D-Zone works beyond the corporate network to provide a defensive layer that functions on the internet’s DNS infrastructure. It has two important features in the security for organizations. First, data feeds are in near real time and based on analysis of over 100 billion queries every day. This is made possible from the global deployments in large Internet Service Providers that constantly collect data. These data feeds typically add over 100,000 new threats to the block list every day. It is this speed of response that often protects you sooner than other solutions.

In addition to commercial and public data sources, our analysis adds new core domains that are filtered based on patterns and further analyzed. Malware domains are analyzed according to a proprietary Domain Reputation System (DRS) that detects nefarious looking domain activity. This runs through an anomaly detection engine that compares to historical information and live activity on the domain. The tools use machine learning to detect and block cluster families of malicious domains.

An unexpected benefit

Organizations that have deployed good defence in- depth processes have reported that they have lower IT support costs in fixing employee desktops.

To understand this, there are two types that get blocked:

  1. Unresolving domains often associated with botnets and malware command and control.
  2. Resolving domains with a type that is often associated with adware, malvertising, phishing and more.

Multiple data feeds plus unique data sources makes our threat avert science unique and effective.

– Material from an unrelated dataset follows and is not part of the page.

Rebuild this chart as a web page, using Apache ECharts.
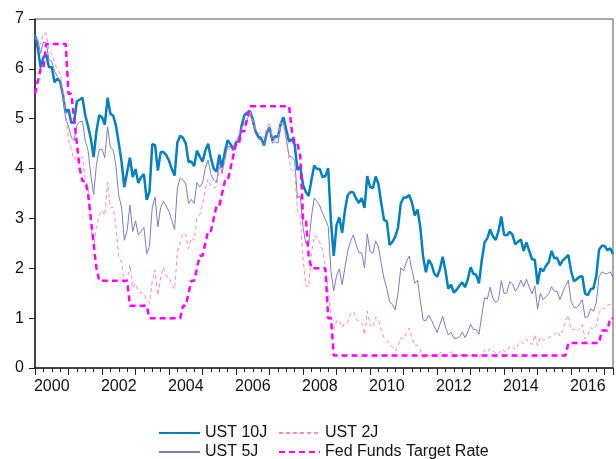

Importantly, 84% of daily additions to the block list are based on primary research, so it is suggests very little overlap from other security solutions when threats are detected. Research and practice shows that in all security systems some threats get through one layer that are then stopped at another.

Summary

Adding the D-Zone DNS Firewall to your defensive strategy provides advanced data science and protection with no systems to manage and no negative impact on users and performance. In many cases, the ISP-grade recursive servers that we deploy can actually improve end user experience due to the high cache hit rate on browsing. When considering the relatively low cost of this type of perimeter defence versus the other security deployed it becomes imperative for all organizations to test a DNS firewall as part of their defensive strategy today.